** Objective **
Copy out the listing that follows, exactly, without its pictures.
((
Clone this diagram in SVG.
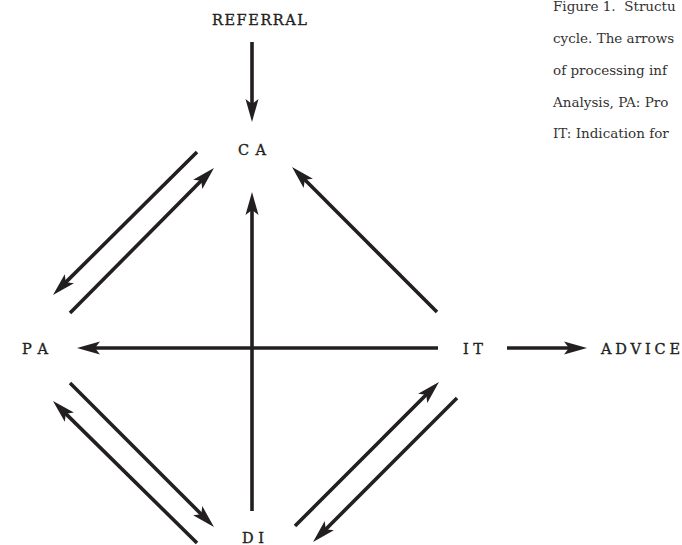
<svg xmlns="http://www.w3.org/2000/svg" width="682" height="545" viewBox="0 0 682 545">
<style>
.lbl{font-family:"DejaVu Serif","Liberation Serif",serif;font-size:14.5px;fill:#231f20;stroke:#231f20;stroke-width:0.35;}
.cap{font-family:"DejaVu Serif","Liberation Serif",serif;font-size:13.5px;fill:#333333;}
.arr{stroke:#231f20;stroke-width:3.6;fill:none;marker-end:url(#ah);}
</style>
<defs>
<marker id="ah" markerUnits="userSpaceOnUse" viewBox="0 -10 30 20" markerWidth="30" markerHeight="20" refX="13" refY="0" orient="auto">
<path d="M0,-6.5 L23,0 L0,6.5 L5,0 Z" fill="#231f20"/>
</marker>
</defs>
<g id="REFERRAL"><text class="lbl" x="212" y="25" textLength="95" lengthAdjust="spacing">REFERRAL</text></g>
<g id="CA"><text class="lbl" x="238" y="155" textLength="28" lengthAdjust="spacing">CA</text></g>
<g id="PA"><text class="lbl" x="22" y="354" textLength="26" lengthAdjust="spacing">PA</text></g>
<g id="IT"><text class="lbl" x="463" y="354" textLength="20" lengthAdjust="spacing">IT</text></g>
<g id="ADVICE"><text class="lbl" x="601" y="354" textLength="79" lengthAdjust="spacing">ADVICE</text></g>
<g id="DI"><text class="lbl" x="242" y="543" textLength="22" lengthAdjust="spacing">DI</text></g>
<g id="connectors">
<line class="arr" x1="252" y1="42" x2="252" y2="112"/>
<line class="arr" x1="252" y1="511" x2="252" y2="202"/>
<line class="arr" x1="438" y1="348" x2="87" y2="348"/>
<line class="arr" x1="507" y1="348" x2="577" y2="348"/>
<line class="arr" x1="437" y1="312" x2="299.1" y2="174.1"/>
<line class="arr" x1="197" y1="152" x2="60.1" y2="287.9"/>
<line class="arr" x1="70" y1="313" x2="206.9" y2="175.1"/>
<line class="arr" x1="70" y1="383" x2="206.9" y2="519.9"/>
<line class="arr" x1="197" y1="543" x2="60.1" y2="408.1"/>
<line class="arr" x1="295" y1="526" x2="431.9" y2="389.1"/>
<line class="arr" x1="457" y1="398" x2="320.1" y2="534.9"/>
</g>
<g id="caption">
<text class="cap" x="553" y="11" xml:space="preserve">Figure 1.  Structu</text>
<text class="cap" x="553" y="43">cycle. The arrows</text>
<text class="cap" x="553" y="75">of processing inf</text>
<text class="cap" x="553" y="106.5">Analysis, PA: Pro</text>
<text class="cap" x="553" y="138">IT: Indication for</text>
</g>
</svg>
))
** Solution to the problem **
Clone this diagram in SVG.
<svg xmlns="http://www.w3.org/2000/svg" width="682" height="545" viewBox="0 0 682 545">
<style>
.lbl{font-family:"DejaVu Serif","Liberation Serif",serif;font-size:14.5px;fill:#231f20;stroke:#231f20;stroke-width:0.35;}
.cap{font-family:"DejaVu Serif","Liberation Serif",serif;font-size:13.5px;fill:#333333;}
.arr{stroke:#231f20;stroke-width:3.6;fill:none;marker-end:url(#ah);}
</style>
<defs>
<marker id="ah" markerUnits="userSpaceOnUse" viewBox="0 -10 30 20" markerWidth="30" markerHeight="20" refX="13" refY="0" orient="auto">
<path d="M0,-6.5 L23,0 L0,6.5 L5,0 Z" fill="#231f20"/>
</marker>
</defs>
<g id="REFERRAL"><text class="lbl" x="212" y="25" textLength="95" lengthAdjust="spacing">REFERRAL</text></g>
<g id="CA"><text class="lbl" x="238" y="155" textLength="28" lengthAdjust="spacing">CA</text></g>
<g id="PA"><text class="lbl" x="22" y="354" textLength="26" lengthAdjust="spacing">PA</text></g>
<g id="IT"><text class="lbl" x="463" y="354" textLength="20" lengthAdjust="spacing">IT</text></g>
<g id="ADVICE"><text class="lbl" x="601" y="354" textLength="79" lengthAdjust="spacing">ADVICE</text></g>
<g id="DI"><text class="lbl" x="242" y="543" textLength="22" lengthAdjust="spacing">DI</text></g>
<g id="connectors">
<line class="arr" x1="252" y1="42" x2="252" y2="112"/>
<line class="arr" x1="252" y1="511" x2="252" y2="202"/>
<line class="arr" x1="438" y1="348" x2="87" y2="348"/>
<line class="arr" x1="507" y1="348" x2="577" y2="348"/>
<line class="arr" x1="437" y1="312" x2="299.1" y2="174.1"/>
<line class="arr" x1="197" y1="152" x2="60.1" y2="287.9"/>
<line class="arr" x1="70" y1="313" x2="206.9" y2="175.1"/>
<line class="arr" x1="70" y1="383" x2="206.9" y2="519.9"/>
<line class="arr" x1="197" y1="543" x2="60.1" y2="408.1"/>
<line class="arr" x1="295" y1="526" x2="431.9" y2="389.1"/>
<line class="arr" x1="457" y1="398" x2="320.1" y2="534.9"/>
</g>
<g id="caption">
<text class="cap" x="553" y="11" xml:space="preserve">Figure 1.  Structu</text>
<text class="cap" x="553" y="43">cycle. The arrows</text>
<text class="cap" x="553" y="75">of processing inf</text>
<text class="cap" x="553" y="106.5">Analysis, PA: Pro</text>
<text class="cap" x="553" y="138">IT: Indication for</text>
</g>
</svg>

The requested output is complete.